Writing for the Love of It: Karen Meyer Eisenbrey ’85
With four novels, a shelf full of anthology contributions, and a handful of original songs to her credit in the past few years, Karen Meyer Eisenbrey ’85 has enjoyed a personal and creative peak. And she appreciates that success all the more for coming when it has. “If I had written a decent book in my 20s,” she says, “I’m not sure I would’ve had as much fun.”
Her most recent, the young adult/sci-fi novel Barbara and the Rage Brigade (Not A Pipe Publishing), came out in November 2019, when Eisenbrey was 56—just three years after she published her first. The modest creative burst was a long time coming. Eisenbrey loved to read and write stories as a kid, and she majored in English at Puget Sound, so it made sense that not long after finishing college, she took a shot at writing a novel—two, in fact. She remembers them as “really good practice, but not very good books.” Then, convinced she lacked a compelling story to tell, she decided that was that. “I just thought it meant I was not going to be a writer.”
It took a few more years—through day jobs, getting married, and starting a family—before she proved herself wrong. She had a first grader and a toddler at home when she got the itch again, in no small part because “I needed it for my mental health. I think it’s a pretty common feeling at that point in your life—to want something that’s just yours, that you don’t have to share.” Eventually, she narrowed her focus to the fantasy genre, churning out a half-dozen attempts and linking up with an online community of hopeful writers who offered each other feedback and support. Her debut novel, The Gospel According to St. Rage, came out in 2016.

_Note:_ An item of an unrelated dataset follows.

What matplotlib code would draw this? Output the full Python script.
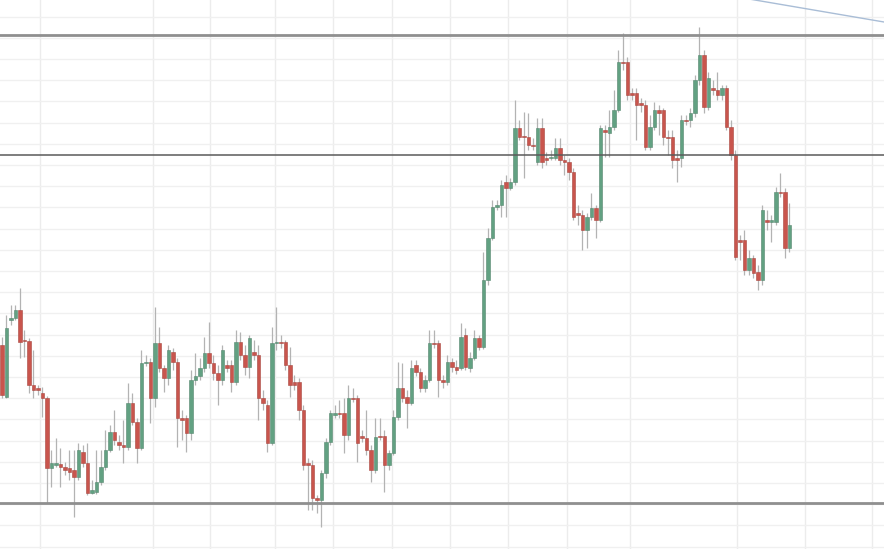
import matplotlib
matplotlib.use("Agg")
import matplotlib.pyplot as plt
import numpy as np

# candle data (price units)
opens = [205, 153, 230, 232, 240, 210, 209, 165, 162, 157, 152, 82, 85, 86, 83, 82, 80, 73, 98, 87,
         57, 58, 68, 83, 100, 118, 108, 105, 103, 147, 128, 102, 187, 188, 152, 207, 182, 172, 198, 188,
         132, 132, 117, 170, 174, 182, 197, 187, 177, 170, 185, 185, 168, 208, 195, 183, 198, 195, 152, 145,
         107, 207, 208, 208, 185, 168, 168, 140, 87, 85, 52, 50, 77, 108, 135, 137, 137, 115, 152, 152,
         114, 112, 100, 80, 114, 114, 85, 97, 133, 162, 153, 147, 185, 178, 162, 170, 207, 207, 170, 168,
         188, 183, 182, 215, 182, 192, 212, 203, 270, 312, 343, 345, 368, 362, 368, 422, 414, 413, 405, 388,
         422, 392, 392, 392, 402, 390, 388, 378, 337, 335, 320, 333, 342, 330, 420, 417, 423, 440, 488, 488,
         457, 457, 447, 445, 403, 423, 440, 440, 413, 413, 392, 392, 430, 430, 437, 470, 495, 443, 462, 460,
         455, 462, 423, 395, 310, 310, 280, 292, 278, 270, 330, 328, 328, 358, 358, 302]
highs = [213, 235, 245, 245, 262, 220, 212, 200, 165, 163, 154, 100, 112, 102, 88, 100, 100, 107, 105, 107,
         70, 100, 100, 120, 125, 140, 115, 130, 167, 157, 132, 200, 195, 192, 243, 223, 185, 205, 202, 192,
         140, 135, 180, 197, 192, 213, 228, 195, 185, 205, 190, 190, 220, 218, 205, 215, 210, 205, 160, 150,
         223, 243, 215, 210, 203, 175, 172, 145, 92, 90, 55, 80, 112, 140, 145, 150, 152, 165, 162, 155,
         120, 140, 105, 132, 132, 120, 100, 140, 188, 187, 160, 190, 190, 182, 175, 220, 220, 210, 175, 195,
         192, 190, 227, 222, 198, 220, 215, 298, 322, 350, 350, 370, 375, 372, 450, 430, 438, 437, 412, 432,
         432, 398, 400, 412, 412, 395, 392, 382, 345, 340, 337, 357, 345, 425, 425, 440, 460, 500, 517, 493,
         462, 462, 452, 450, 435, 448, 445, 442, 420, 420, 400, 435, 435, 442, 475, 523, 500, 478, 470, 478,
         465, 465, 430, 400, 315, 320, 300, 295, 285, 345, 340, 335, 363, 377, 362, 347]
lows = [152, 152, 225, 230, 192, 193, 157, 152, 155, 133, 47, 63, 83, 63, 75, 70, 33, 70, 83, 55,
        56, 56, 65, 80, 98, 105, 100, 87, 100, 125, 87, 100, 184, 127, 143, 178, 158, 165, 180, 103,
        110, 98, 110, 165, 170, 178, 182, 170, 145, 165, 178, 158, 165, 190, 175, 172, 190, 130, 140, 98,
        105, 200, 202, 180, 153, 160, 130, 80, 40, 40, 37, 23, 72, 105, 132, 132, 97, 110, 148, 88,
        108, 95, 68, 77, 110, 58, 80, 95, 130, 148, 122, 145, 174, 158, 158, 168, 202, 153, 162, 165,
        178, 176, 180, 180, 178, 190, 200, 201, 265, 310, 340, 333, 333, 360, 365, 410, 372, 400, 400, 385,
        382, 385, 390, 390, 385, 375, 370, 330, 325, 300, 302, 330, 312, 328, 393, 393, 420, 438, 480, 450,
        450, 410, 438, 400, 400, 420, 415, 405, 395, 382, 368, 383, 425, 423, 433, 465, 437, 440, 455, 450,
        450, 420, 390, 290, 290, 275, 275, 272, 260, 265, 320, 308, 325, 353, 292, 298]
closes = [155, 222, 232, 240, 208, 209, 165, 160, 160, 152, 82, 87, 87, 83, 80, 78, 73, 100, 87, 57,
          60, 68, 83, 100, 118, 110, 105, 103, 147, 128, 102, 187, 188, 152, 207, 182, 172, 200, 188, 132,
          130, 117, 170, 174, 182, 197, 187, 177, 170, 200, 182, 168, 208, 195, 183, 212, 195, 152, 147, 107,
          207, 208, 207, 185, 165, 165, 140, 85, 85, 52, 50, 77, 108, 137, 137, 136, 115, 152, 151, 107,
          112, 100, 80, 113, 113, 85, 97, 133, 162, 152, 147, 182, 178, 162, 170, 207, 206, 170, 168, 188,
          183, 180, 213, 183, 192, 212, 203, 270, 312, 343, 345, 365, 362, 368, 422, 413, 413, 405, 404, 422,
          388, 390, 393, 402, 390, 388, 378, 333, 335, 320, 333, 342, 330, 422, 418, 423, 440, 488, 487, 455,
          455, 445, 445, 403, 423, 440, 437, 413, 412, 390, 390, 430, 429, 437, 470, 495, 443, 472, 460, 455,
          462, 423, 395, 293, 308, 280, 292, 277, 270, 340, 328, 330, 358, 357, 302, 325]

# horizontal levels, trend line and date grid positions
levels = [515, 395, 47]
level_colors = ["#8f8f8f", "#5a5a5a", "#8f8f8f"]
level_widths = [2.0, 1.1, 2.0]
trend_x = [166, 196]
trend_y = [551, 528]
date_grid = [8.4, 33.6, 46.2, 60.7, 73.6, 86.7, 99.6, 112.4, 125.6, 139.6, 163.3, 178.4, 193.3]

green = "#62a182"
red = "#c9554d"

fig = plt.figure(figsize=(8.84, 5.49), dpi=100)
ax = fig.add_axes([0, 0, 1, 1])
ax.set_facecolor("white")

# grid
for gx in date_grid:
    ax.axvline(gx, color="#ececec", lw=1.0, zorder=0)
for gy in np.arange(67 - 21.2 * 3, 560, 21.2):
    ax.axhline(gy, color="#f0f0f0", lw=1.0, zorder=0)

idx = np.arange(len(opens))
o = np.array(opens, dtype=float)
c = np.array(closes, dtype=float)
h = np.array(highs, dtype=float)
l = np.array(lows, dtype=float)
up = c >= o
cols = np.where(up, green, red)
edges = np.where(up, "#55866e", "#a84740")

ax.vlines(idx, l, h, color="#b3b3b3", lw=0.9, zorder=2)
body_lo = np.minimum(o, c)
body_h = np.maximum(np.abs(c - o), 1.2)
ax.bar(idx, body_h, bottom=body_lo, width=0.75, color=cols, edgecolor=edges,
       linewidth=0.4, zorder=3)

for lv, lc, lw in zip(levels, level_colors, level_widths):
    ax.axhline(lv, color=lc, lw=lw, zorder=4)

ax.plot(trend_x, trend_y, color="#a9bdd6", lw=1.0, zorder=4)

ax.set_xlim(-0.44, 196)
ax.set_ylim(1, 550)
ax.set_xticks([])
ax.set_yticks([])
for s in ax.spines.values():
    s.set_visible(False)

fig.savefig("out.png", dpi=100)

She’s still got a part-time day job (she works as a secretary at a Seattle-area church), leaving her ample time to work up more stories, write music—she plays drums in a band with her brother, and has written songs inspired by the characters in her books—and blog about a favorite topic: interesting band names. And she stays active in online writing communities, sometimes offering help to writers who are just starting their own journeys. “I’m a very small fish, but I do have this experience of having put a few books out,” she says. “It’s very satisfying knowing that, maybe, I have something to share with other writers.” Her next novel, Death’s Midwife, is due in 2021.